Short-lived: Six months killed two hyped startups


news Two of Australia’s most hyped Internet startups have shut their doors just six months after launching or taking investment, in a sign of how quickly events move in the rapidly evolving local technology ecosystem.

The first company, Fluent, was set up by a trio of Sydneysiders in mid-2011 who left search giant Google to found a startup, Fluent, to “fix email”. The three entrepreneurs, Cameron Adams, Dhanji Prasanna and Jochen Bekmann, had become frustrated with Google’s US-centric mindset and wanted to build a web-based email client which would turn users’ inboxes into Facebook-like streams rather than traditional lists of emails.

In February this year the company was demonstrated to journalists, and several major articles were written about it, driving an influx of interest in the company — with some 70,000 people signing up to trial Fluent’s services. However, last week, the company published a statement on its corporate blog noting that it was closing.

“6 months ago we got an astounding amount of attention for our ideas and our prototype. Email is quite clearly a thing that needs fixing and we still feel quite passionate about that. It’s an ambitious undertaking, but well worth trying,” the company wrote. “At this point, however, we’ve decided to call an end to Fluent. There are many things that cause startups to rise and fall: fund raising, runways, scaling and other promising opportunities; they all played their part. We feel that we couldn’t keep running the service as it is, and now’s the time to move on.”

“We are very grateful to everyone who has supported our ideas and vision. A big apology to the 70,000 people who signed up and never got in — we tried very hard but couldn’t pull it off.
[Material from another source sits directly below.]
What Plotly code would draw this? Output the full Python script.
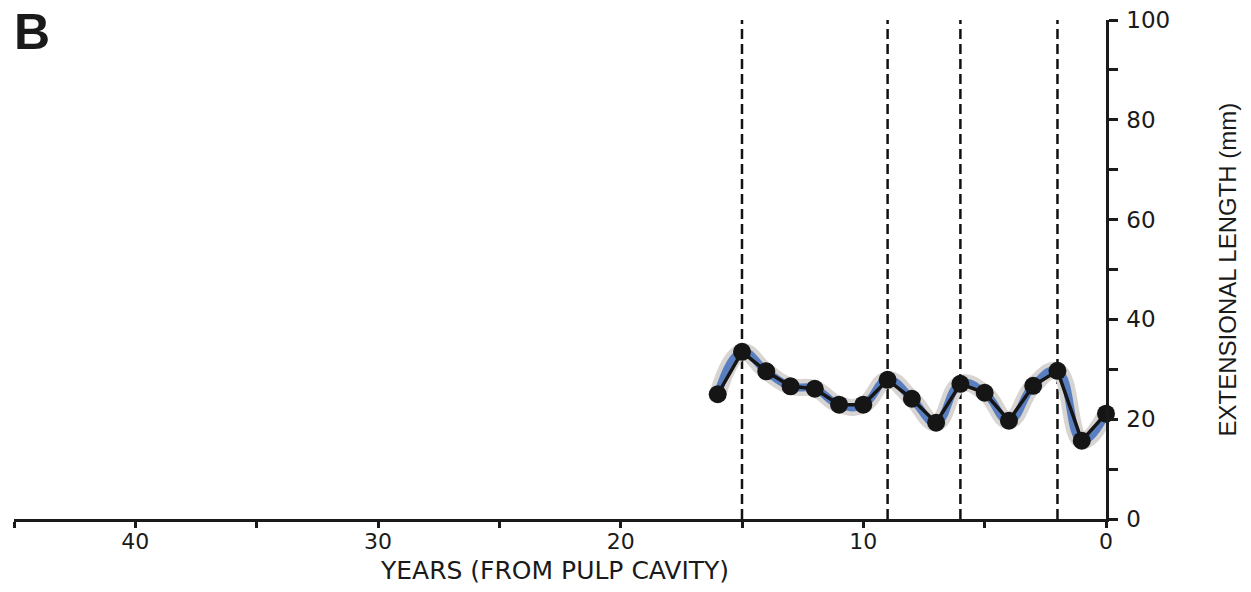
import plotly.graph_objects as go

years = [16, 15, 14, 13, 12, 11, 10, 9, 8, 7, 6, 5, 4, 3, 2, 1, 0]
length_mm = [25.0, 33.5, 29.6, 26.6, 26.1, 22.9, 22.9, 27.9, 24.1, 19.3, 27.1, 25.3, 19.7, 26.7, 29.7, 15.7, 21.1]
event_years = [15, 9, 6, 2]

x_ticks = [0, 5, 10, 15, 20, 25, 30, 35, 40, 45]
x_labels = ["0", "", "10", "", "20", "", "30", "", "40", ""]
y_ticks = [0, 10, 20, 30, 40, 50, 60, 70, 80, 90, 100]
y_labels = ["0", "", "20", "", "40", "", "60", "", "80", "", "100"]

INK = "#1a1a1a"
fig = go.Figure()
# grey uncertainty band (rendered as a wide soft line)
fig.add_trace(go.Scatter(x=years, y=length_mm, mode="lines",
                         line=dict(color="#d8d4d2", width=17, shape="spline", smoothing=1.3),
                         hoverinfo="skip", showlegend=False, cliponaxis=False))
# blue smooth fit
fig.add_trace(go.Scatter(x=years, y=length_mm, mode="lines",
                         line=dict(color="#5a7fc0", width=8, shape="spline", smoothing=1.3),
                         hoverinfo="skip", showlegend=False, cliponaxis=False))
# black data
fig.add_trace(go.Scatter(x=years, y=length_mm, mode="lines+markers", line=dict(color="#151515", width=3.5),
                         marker=dict(color="#151515", size=18), showlegend=False, cliponaxis=False))

for ey in event_years:
    fig.add_shape(type="line", x0=ey, x1=ey, xref="x", y0=0, y1=1, yref="paper",
                  line=dict(color="#111111", width=2.5, dash="10px,5px"), layer="below")

fig.add_annotation(text="<b>B</b>", x=-0.002, y=1.037, xref="paper", yref="paper", xanchor="left", yanchor="top",
                   showarrow=False, font=dict(family="Liberation Sans, Arial", size=50, color=INK))
fig.add_annotation(text="YEARS (FROM PULP CAVITY)", x=0.4954, y=-0.104, xref="paper", yref="paper",
                   xanchor="center", yanchor="middle", showarrow=False,
                   font=dict(family="DejaVu Sans, Liberation Sans", size=25, color=INK))
fig.add_annotation(text="EXTENSIONAL LENGTH (mm)", x=1.1117, y=0.5, xref="paper", yref="paper", textangle=-90,
                   xanchor="center", yanchor="middle", showarrow=False,
                   font=dict(family="Liberation Sans, Arial", size=24, color=INK))

fig.update_layout(
    width=1251, height=592,
    margin=dict(l=14, r=145, t=20, b=73),
    paper_bgcolor="white", plot_bgcolor="white",
    font=dict(family="DejaVu Sans, Liberation Sans", color=INK),
    xaxis=dict(range=[45, 0], tickvals=x_ticks, ticktext=x_labels, ticks="outside", ticklen=6, tickwidth=2.5,
               tickcolor=INK, showline=True, linecolor=INK, linewidth=2.5, showgrid=False, zeroline=False,
               tickfont=dict(size=22), ticklabelstandoff=-5, automargin=False),
    yaxis=dict(range=[0, 100], side="right", tickvals=y_ticks, ticktext=y_labels, ticks="outside", ticklen=9,
               tickwidth=2.5, tickcolor=INK, showline=True, linecolor=INK, linewidth=2.5,
               showgrid=False, zeroline=False, tickfont=dict(size=23), ticklabelstandoff=4, automargin=False),
)

fig.write_html("out.html")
The people who are going to miss Fluent the most are us. We’ll miss how effortless it is to stay in the flow of discussions. We’ll miss our instant search. We’ll miss how fast it is to respond to queries and how easy it is to check multiple accounts. But to run a service like this requires full-time attention. Attention that we can’t give it anymore.”
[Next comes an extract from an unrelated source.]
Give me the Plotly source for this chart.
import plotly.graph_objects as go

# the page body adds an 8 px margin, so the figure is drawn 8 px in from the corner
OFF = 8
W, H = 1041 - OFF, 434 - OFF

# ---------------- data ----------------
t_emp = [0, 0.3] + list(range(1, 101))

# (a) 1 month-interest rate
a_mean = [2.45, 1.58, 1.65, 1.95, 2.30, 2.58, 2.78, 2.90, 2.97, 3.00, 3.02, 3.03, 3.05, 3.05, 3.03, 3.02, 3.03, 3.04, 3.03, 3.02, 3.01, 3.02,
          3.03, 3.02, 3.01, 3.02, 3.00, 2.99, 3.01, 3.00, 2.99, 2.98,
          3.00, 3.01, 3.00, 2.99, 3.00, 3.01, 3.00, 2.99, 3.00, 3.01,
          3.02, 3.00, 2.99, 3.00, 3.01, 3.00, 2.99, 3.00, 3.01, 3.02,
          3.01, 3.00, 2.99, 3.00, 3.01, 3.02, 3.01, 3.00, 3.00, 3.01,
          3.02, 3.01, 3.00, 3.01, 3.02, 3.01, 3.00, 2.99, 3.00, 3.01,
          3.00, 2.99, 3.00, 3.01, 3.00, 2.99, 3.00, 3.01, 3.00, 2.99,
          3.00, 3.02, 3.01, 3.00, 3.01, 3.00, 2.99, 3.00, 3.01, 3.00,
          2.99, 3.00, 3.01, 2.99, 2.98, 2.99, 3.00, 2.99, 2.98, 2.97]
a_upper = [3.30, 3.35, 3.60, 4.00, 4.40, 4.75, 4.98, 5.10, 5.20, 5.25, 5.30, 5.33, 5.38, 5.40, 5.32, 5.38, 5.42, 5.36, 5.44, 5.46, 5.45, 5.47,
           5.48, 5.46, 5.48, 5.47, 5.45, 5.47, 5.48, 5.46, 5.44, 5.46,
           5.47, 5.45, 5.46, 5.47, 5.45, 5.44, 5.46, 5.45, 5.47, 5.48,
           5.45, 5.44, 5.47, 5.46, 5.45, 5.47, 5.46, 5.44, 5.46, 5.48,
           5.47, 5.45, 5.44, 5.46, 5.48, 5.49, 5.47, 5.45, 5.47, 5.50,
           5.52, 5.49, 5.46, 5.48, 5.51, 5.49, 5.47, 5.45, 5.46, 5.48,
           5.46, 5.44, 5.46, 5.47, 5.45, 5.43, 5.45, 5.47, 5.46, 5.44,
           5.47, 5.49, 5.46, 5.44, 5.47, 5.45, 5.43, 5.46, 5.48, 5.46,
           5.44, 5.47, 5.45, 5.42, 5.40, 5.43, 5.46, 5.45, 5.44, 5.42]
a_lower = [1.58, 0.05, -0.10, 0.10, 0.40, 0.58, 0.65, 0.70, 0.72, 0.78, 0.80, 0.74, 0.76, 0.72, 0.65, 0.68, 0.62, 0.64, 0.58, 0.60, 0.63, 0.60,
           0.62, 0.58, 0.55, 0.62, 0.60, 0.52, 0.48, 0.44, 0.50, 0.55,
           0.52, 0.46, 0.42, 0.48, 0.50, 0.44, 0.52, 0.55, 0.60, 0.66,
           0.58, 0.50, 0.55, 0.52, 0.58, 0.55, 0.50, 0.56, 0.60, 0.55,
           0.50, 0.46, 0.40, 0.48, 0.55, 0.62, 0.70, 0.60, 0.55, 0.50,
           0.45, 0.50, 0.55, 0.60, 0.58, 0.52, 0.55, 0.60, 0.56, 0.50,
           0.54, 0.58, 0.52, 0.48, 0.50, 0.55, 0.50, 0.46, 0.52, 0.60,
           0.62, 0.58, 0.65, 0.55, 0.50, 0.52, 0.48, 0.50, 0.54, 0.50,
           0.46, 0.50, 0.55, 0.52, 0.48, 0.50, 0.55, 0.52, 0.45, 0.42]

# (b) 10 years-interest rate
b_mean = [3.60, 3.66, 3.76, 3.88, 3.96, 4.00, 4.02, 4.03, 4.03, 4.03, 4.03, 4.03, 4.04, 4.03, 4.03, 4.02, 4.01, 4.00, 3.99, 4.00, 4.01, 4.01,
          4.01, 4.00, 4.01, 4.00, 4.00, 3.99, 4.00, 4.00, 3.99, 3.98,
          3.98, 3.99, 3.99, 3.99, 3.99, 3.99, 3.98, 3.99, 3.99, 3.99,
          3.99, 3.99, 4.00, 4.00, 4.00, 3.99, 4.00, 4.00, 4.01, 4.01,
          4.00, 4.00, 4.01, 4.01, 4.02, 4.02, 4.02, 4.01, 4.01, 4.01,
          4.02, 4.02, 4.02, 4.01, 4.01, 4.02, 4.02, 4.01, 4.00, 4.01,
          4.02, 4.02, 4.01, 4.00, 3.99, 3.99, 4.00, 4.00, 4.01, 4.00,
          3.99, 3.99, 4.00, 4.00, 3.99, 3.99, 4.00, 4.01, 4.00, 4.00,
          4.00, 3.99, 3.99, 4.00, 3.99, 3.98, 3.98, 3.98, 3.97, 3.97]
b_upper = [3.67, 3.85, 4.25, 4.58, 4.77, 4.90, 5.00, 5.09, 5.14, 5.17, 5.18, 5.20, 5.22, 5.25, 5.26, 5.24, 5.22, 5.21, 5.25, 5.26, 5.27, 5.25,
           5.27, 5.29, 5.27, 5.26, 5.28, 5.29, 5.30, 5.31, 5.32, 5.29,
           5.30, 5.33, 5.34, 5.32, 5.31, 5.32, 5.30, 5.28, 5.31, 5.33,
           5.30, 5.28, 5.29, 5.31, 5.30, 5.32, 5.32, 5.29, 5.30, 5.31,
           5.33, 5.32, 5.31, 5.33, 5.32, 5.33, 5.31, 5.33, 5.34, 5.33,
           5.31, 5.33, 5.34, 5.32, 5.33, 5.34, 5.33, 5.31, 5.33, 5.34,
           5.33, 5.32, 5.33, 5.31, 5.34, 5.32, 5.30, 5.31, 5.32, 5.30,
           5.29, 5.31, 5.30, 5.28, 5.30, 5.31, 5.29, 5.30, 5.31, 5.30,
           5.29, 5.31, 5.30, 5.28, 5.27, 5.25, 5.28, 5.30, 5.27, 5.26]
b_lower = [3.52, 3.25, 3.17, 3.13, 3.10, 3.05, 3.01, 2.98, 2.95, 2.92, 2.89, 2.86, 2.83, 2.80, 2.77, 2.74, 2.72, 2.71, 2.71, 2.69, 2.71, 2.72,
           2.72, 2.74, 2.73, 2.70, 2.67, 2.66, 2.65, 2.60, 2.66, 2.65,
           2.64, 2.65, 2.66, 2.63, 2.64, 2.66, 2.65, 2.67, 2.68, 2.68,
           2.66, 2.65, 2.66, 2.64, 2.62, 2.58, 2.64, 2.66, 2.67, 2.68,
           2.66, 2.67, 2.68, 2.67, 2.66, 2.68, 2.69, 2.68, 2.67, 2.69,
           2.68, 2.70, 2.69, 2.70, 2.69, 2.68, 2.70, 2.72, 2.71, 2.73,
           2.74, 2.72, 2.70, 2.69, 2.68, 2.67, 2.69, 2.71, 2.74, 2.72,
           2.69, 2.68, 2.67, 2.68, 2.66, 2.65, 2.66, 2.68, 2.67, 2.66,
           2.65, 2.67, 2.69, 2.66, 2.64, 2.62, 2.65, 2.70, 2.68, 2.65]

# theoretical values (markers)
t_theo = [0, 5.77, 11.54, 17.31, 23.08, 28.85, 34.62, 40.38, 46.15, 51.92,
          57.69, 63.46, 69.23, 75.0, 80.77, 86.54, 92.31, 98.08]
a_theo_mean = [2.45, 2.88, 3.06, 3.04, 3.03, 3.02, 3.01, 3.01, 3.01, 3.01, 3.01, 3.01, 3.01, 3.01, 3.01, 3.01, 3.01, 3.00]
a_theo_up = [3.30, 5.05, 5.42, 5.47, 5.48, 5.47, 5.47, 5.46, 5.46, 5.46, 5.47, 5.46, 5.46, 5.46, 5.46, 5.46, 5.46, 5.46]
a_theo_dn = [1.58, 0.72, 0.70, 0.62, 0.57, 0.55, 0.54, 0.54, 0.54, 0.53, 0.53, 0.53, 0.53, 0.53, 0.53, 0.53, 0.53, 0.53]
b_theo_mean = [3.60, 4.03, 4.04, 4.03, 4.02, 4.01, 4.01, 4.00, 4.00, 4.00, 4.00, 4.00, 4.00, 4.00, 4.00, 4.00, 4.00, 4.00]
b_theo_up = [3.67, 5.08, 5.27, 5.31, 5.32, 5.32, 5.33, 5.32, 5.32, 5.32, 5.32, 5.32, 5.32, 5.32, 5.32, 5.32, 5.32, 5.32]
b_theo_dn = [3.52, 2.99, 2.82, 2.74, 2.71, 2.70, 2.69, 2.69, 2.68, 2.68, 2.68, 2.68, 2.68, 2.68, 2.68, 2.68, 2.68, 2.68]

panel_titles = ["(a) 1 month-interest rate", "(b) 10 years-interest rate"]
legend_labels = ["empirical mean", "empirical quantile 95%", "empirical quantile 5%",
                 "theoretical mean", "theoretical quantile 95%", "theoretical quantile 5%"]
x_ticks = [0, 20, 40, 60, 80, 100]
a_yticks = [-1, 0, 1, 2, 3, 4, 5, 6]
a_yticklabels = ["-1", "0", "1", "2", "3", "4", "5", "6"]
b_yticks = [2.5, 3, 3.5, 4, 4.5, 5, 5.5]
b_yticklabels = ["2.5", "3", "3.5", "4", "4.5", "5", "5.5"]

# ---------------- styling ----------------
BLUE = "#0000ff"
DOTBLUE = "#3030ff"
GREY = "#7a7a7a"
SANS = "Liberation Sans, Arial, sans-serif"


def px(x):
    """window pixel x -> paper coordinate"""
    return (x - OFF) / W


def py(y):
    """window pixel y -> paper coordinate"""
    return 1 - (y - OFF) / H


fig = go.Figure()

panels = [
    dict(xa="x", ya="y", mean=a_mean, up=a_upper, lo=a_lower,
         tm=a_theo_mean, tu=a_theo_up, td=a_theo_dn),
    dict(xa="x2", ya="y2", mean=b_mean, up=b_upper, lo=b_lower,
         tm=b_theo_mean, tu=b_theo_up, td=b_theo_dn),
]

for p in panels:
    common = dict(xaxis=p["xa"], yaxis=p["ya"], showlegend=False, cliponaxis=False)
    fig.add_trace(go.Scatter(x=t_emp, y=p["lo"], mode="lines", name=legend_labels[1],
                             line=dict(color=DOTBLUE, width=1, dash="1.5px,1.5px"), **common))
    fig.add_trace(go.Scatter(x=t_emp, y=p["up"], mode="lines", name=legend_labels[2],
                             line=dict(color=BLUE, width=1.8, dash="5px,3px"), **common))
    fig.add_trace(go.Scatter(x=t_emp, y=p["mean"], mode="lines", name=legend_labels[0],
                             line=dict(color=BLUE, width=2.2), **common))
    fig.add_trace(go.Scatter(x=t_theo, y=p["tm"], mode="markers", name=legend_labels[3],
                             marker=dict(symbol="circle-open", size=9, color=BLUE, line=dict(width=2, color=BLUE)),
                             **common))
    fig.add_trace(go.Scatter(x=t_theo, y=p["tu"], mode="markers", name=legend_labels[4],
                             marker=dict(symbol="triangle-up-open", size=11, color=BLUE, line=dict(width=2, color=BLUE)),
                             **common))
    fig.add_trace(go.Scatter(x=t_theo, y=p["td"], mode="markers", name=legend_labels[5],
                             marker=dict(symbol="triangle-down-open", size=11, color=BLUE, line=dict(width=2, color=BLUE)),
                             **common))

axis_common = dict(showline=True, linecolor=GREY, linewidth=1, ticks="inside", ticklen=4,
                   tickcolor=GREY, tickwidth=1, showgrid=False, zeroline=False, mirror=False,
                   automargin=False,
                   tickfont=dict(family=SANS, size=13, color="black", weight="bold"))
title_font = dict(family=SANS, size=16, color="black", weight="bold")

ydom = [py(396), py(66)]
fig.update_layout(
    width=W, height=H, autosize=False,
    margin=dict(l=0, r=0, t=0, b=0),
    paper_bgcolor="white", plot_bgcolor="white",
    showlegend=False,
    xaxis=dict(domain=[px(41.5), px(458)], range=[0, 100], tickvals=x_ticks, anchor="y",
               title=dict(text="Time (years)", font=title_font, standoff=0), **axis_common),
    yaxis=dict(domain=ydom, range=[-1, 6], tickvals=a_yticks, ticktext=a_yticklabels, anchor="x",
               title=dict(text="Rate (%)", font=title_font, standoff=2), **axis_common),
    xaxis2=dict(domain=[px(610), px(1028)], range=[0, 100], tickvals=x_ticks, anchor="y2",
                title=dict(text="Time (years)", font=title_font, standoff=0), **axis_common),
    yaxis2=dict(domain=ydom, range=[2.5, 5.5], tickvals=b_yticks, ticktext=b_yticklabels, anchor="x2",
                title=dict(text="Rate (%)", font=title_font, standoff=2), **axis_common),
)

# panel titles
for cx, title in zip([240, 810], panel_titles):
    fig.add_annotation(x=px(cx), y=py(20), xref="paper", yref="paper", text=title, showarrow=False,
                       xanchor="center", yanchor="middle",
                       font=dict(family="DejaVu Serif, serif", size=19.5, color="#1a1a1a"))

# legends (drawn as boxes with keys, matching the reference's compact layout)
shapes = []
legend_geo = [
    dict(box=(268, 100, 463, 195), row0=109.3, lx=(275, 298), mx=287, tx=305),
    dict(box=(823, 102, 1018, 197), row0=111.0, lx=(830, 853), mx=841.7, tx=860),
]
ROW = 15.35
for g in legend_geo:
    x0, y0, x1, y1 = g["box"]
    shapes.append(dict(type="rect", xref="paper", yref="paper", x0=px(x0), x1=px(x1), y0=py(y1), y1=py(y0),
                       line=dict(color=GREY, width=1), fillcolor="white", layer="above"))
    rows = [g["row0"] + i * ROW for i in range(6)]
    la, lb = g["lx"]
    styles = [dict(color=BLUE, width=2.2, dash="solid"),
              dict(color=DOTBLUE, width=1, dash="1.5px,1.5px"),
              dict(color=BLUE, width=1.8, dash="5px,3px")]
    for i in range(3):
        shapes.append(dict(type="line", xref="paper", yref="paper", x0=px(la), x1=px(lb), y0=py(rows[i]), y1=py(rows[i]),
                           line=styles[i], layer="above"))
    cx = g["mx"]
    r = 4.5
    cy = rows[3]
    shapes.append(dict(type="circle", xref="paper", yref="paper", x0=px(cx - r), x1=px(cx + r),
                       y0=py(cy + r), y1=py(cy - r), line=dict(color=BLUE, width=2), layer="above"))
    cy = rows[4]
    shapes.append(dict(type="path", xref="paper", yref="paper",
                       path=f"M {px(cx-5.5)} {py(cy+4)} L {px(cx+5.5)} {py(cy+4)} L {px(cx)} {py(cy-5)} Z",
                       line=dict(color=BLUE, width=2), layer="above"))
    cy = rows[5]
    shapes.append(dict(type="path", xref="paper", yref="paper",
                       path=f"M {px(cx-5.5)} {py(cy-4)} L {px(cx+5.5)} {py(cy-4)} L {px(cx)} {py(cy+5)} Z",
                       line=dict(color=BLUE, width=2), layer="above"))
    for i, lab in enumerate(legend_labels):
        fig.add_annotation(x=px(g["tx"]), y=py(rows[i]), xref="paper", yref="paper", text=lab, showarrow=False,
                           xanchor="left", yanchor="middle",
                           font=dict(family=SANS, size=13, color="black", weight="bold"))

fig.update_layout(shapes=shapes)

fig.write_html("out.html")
“Starting Fluent was an incredible experience. We learned a ton about ourselves and the ins and outs of running a startup. We met some fantastic people, and got some incredible opportunities that we wouldn’t have had otherwise. Each member of the team is starting on a new project, so keep an ear out for what we have in the works. Who knows, maybe someday we’ll get back to fixing this email thing.”

Also in the opening months of this year, another Australian technology startup received a substantial amount of hype.

The company, Friendorse, was founded a website that focuses on community recommendations for businesses and services within a neighbourhood. It is a search engine that specialises in harnessing local knowledge to help people get information about a particular business in a location. It was backed by local startup incubator Pollenizer, which has achieved several successful exits for portfolio companies, the most notable being the $40 million sale of group buying business Spreets to Yahoo!7 in January 2011.

In January 2012, Newspaper group APN News & Media confirmed it would invest in Friendorse. APN, with a 25 percent stake in Friendorse, said it would work with the latter to integrate the offering with its publications in the Australian regional media business. Matt Crockett, Chief Development Officer, APN said: “Part of APN’s strategy for our regional publishing businesses is to provide more services and useful local information relating directly to those communities. The Friendorse model based around recommendations is a good fit with that strategy.”

APN’s investment decision came after a successful trial of Friendorse in three key markets for Australian regional media. At the time, Phil Morle, co-founder Pollenizer, said that APN’s entrepreneurial approach and their strong position in local markets was the perfect platform to facilitate the growth of Friendorse.

However, in an email to its users in mid-July, Friendorse noted that it would be shutting down its operations and deleting all of its accounts in late July. “If there are any local secrets that you would like to keep, please go and copy them from the site before then,” the company noted. “We have loved working on the site and seeing the life that exists in Australian suburbs. Thank you for your support!”

The duo are only two of the most recent crop of Australian technology startups to fold after not achieving traction in their respective markets.

In late June, for example, Australian Internet news aggregator Wotnews announced it would shut the site down to focus on its sister site WeAreHunted, potentially leaving site investor and multimillionaire Graeme Wood (pictured) out of pocket. And in January, Pollenizer-backed startup 99dresses took its site down for renovation promising that it would eventually return, but revealing it was suffering from financial problems linked to its use of virtual currency.

However, the closures of Fluent and Friendorse are notable for how rapidly they occurred — with Friendorse shutting down just six months after winning investment and a strong local partner in the form of APN News & Media, and Fluent shutting down just six months after publicly revealing its mission.

It’s sad to see these two Australian technology startups go down, but that’s life in the fast startup lane — it’s not all milk and cookies. Not everyone is going to sell themselves to Google or Yahoo for megadollars. Some will just have to walk away to save their investors from further losses. And experience shows that this will actually be the majority of technology startups.


  1. Yep, its a familiar story …. just not one we hear very often, as we tend to profile the minority who succeed.

    Bad luck to the guys involved – and hopefully onward and upwards for them all.